Bubble Sort¶

Formally analyzed by Kenneth E. Iverson (1962)

Bubble Sort is one of the simplest sorting algorithms based on the Comparison paradigm. While rarely used in real-world production systems due to its inefficiency with large datasets, it is fundamental for educational purposes and understanding algorithmic sorting mechanics.

🧱 Properties¶

Property	Value	Notes
Worst-case time	\(\mathcal{O}(n^2)\)	Occurs when array is reverse sorted
Average-case time	\(\mathcal{O}(n^2)\)
Best-case time	\(\mathcal{O}(n)\)	Occurs when array is already sorted (optimized version)
Space complexity	\(\mathcal{O}(1)\)	Auxiliary space (swapping variable)
Stable	Yes	Preserves order of equal elements
In-place	Yes	Does not require extra memory

💡 How it works¶

The core idea of Bubble Sort is to repeatedly step through the list, compare adjacent elements, and swap them if they are in the wrong order. This process is repeated until the list is sorted.

Iterate: Start at the beginning of the array.
Compare & Swap: Compare the current element with the next one. If the current element is greater than the next, swap them.
Repeat: Continue this for the entire array. With each full pass, the largest remaining element "bubbles up" to its correct position at the end.

Visual Representation¶

graph TD
    A[Start Pass] --> B{"Compare A[i] > A[i+1]?"}
    B -- Yes --> C[Swap Elements]
    B -- No --> D[Move to next pair]
    C --> D
    D --> E{End of Array?}
    E -- No --> B
    E -- Yes --> F{Any swaps made?}
    F -- Yes --> A
    F -- No --> G[Sorted]
    style G fill:#f9f,stroke:#333,stroke-width:2px

⚙️ Implementation¶

The following implementation uses C++ Iterators.
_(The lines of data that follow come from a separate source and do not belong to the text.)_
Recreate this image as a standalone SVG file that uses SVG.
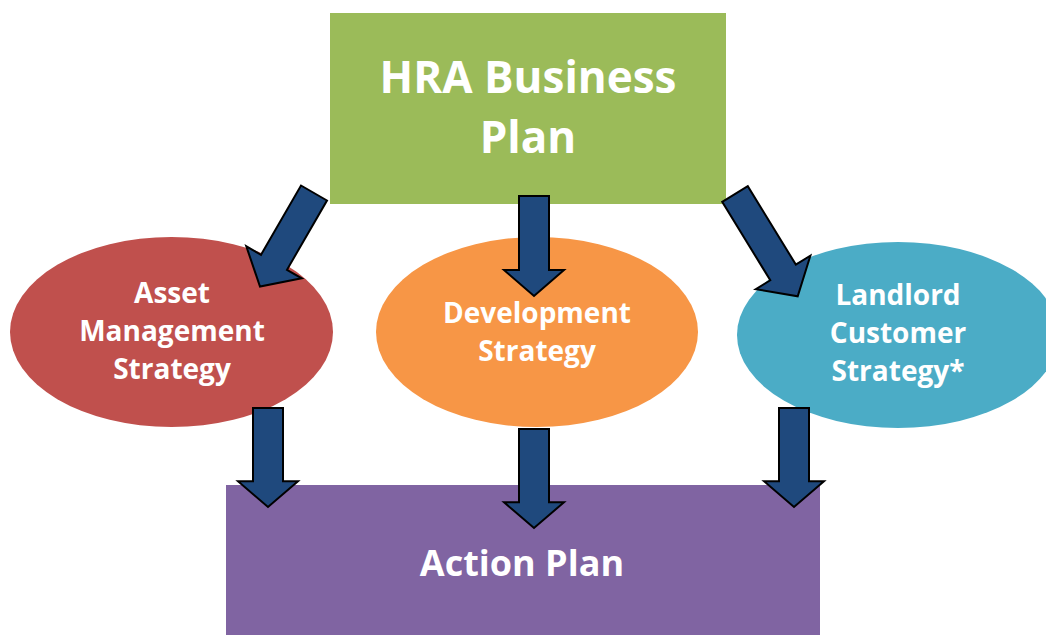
<svg xmlns="http://www.w3.org/2000/svg" width="1046" height="635" viewBox="0 0 1046 635">
  <style>
    .lbl { font-family: "Open Sans", "Liberation Sans", sans-serif; font-weight: bold; fill: #FFFFFF; text-anchor: middle; }
    .arrow { fill: #1F497D; stroke: #000000; stroke-width: 2; stroke-linejoin: miter; }
  </style>
  <defs>
    <polygon id="arrV" points="-15,0 15,0 15,74 30,74 0,100 -30,74 -15,74"/>
  </defs>
  <rect width="1046" height="635" fill="#FFFFFF"/>

  <g id="hra-business-plan">
    <rect x="330" y="13" width="396" height="191" fill="#9BBB59"/>
    <text class="lbl" x="528" y="93" font-size="44">HRA Business</text>
    <text class="lbl" x="528" y="153" font-size="44">Plan</text>
  </g>

  <g id="asset-management-strategy">
    <ellipse cx="171.5" cy="332" rx="161.5" ry="95" fill="#C0504D"/>
    <text class="lbl" x="172" y="303" font-size="28">Asset</text>
    <text class="lbl" x="172" y="341" font-size="28">Management</text>
    <text class="lbl" x="172" y="379" font-size="28">Strategy</text>
  </g>

  <g id="development-strategy">
    <ellipse cx="537" cy="332" rx="161" ry="95" fill="#F79646"/>
    <text class="lbl" x="537" y="323" font-size="28">Development</text>
    <text class="lbl" x="537" y="361" font-size="28">Strategy</text>
  </g>

  <g id="landlord-customer-strategy">
    <ellipse cx="898" cy="335" rx="161" ry="93" fill="#4BACC6"/>
    <text class="lbl" x="898" y="305" font-size="28">Landlord</text>
    <text class="lbl" x="898" y="343" font-size="28">Customer</text>
    <text class="lbl" x="898" y="381" font-size="28">Strategy*</text>
  </g>

  <g id="action-plan">
    <rect x="226" y="485" width="594" height="160" fill="#8064A2"/>
    <text class="lbl" x="522" y="576" font-size="36">Action Plan</text>
  </g>

  <g id="connectors">
    <polygon class="arrow" transform="translate(314,193) rotate(30)" points="-15,0 15,0 15,80 32,80 0,108 -32,80 -15,80"/>
    <use href="#arrV" class="arrow" transform="translate(534,196)"/>
    <polygon class="arrow" transform="translate(735,194) rotate(-31.5)" points="-15,0 15,0 15,92 32,92 0,120 -32,92 -15,92"/>
    <use href="#arrV" class="arrow" transform="translate(268,408) scale(1,0.99)"/>
    <use href="#arrV" class="arrow" transform="translate(534,429) scale(1,0.99)"/>
    <use href="#arrV" class="arrow" transform="translate(794,408) scale(1,0.99)"/>
  </g>
</svg>
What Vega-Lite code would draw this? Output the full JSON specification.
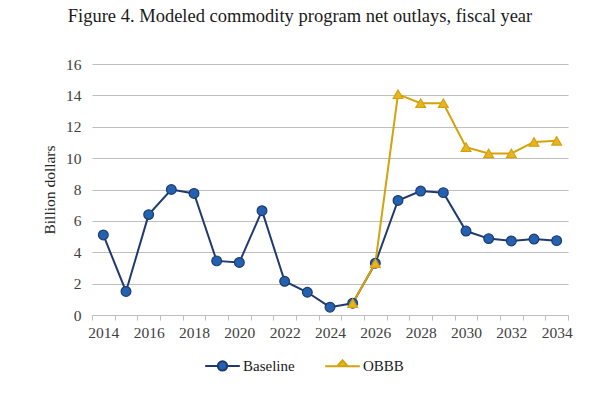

This makes the function generic and usable with std::vector, std::array, or standard C-arrays. It includes the standard optimization flag (swapped) to terminate early if the list is sorted.

Generic Implementation (Iterators)Usage Example

#include <vector>
#include <iterator>
#include <algorithm>

// Main Bubble Sort function
template<typename RandomIt, typename Compare = std::less<>>
void bubble_sort(RandomIt begin, RandomIt end, Compare comp = Compare{}) {
	auto const size = std::distance(begin, end);
	if (size < 2) return; // Base case: 0 or 1 element is already sorted

	bool swapped = true;
	
	// We decrease the range from the right as largest elements bubble to the end
	while (begin != end && swapped) {
		swapped = false;
		// Iterate through the unsorted portion
		for (auto it = begin; it != end - 1; ++it) {
			// If current > next (using custom comparator logic)
			// Note: comp(a, b) typically means a < b. 
			// We want to swap if b < a, which is comp(*(it+1), *it)
			if (comp(*(it + 1), *it)) {
				std::iter_swap(it, it + 1);
				swapped = true;
			}
		}
		--end; // The last element is now guaranteed to be in place
	}
}

int main() {
	std::vector<int> data = {64, 34, 25, 12, 22, 11, 90};

	// Sort using default comparison (ascending)
	bubble_sort(data.begin(), data.end());

	// Sort using a custom lambda (descending)
	bubble_sort(data.begin(), data.end(), [](int a, int b) {
		return a > b;
	});

	return 0;
}

🧠 Complexity Analysis¶

Bubble Sort time complexity is derived from the sum of comparisons needed. In the worst case, we make \(n-1\) comparisons, then \(n-2\), and so on.

\[ T(n) = \sum_{i=1}^{n-1} i \approx \frac{n(n-1)}{2} \]

Simplifying the arithmetic progression:

\[ T(n) = \mathcal{O}(n^2) \]

Performance Bottleneck

Because of the \(\mathcal{O}(n^2)\) complexity, Bubble Sort is highly inefficient for large datasets. Doubling the input size roughly quadruples the execution time. However, its Best-case time of \(\mathcal{O}(n)\) (when data is already sorted) gives it a slight edge over algorithms like Selection Sort in specific near-sorted scenarios.

🔍 Curiosities¶

Rabbits and Turtles: In Bubble Sort, large elements ("rabbits") move to the end of the array very quickly, while small elements ("turtles") at the end move to the beginning very slowly (only one position per pass).
Cocktail Shaker Sort: This is a variation of Bubble Sort that solves the "turtle" problem by sorting in both directions (left-to-right, then right-to-left) on each pass.
Computer Graphics: Bubble sort is frequently used in demos to visualize sorting algorithms because the movement of data is easy to follow for the human eye compared to recursive algorithms like Merge Sort.

📚 References¶

Knuth, D. E. (1998). The Art of Computer Programming, Volume 3: Sorting and Searching. Addison-Wesley.
Iverson, K. E. (1962). A Programming Language. Wiley. (Early formal description).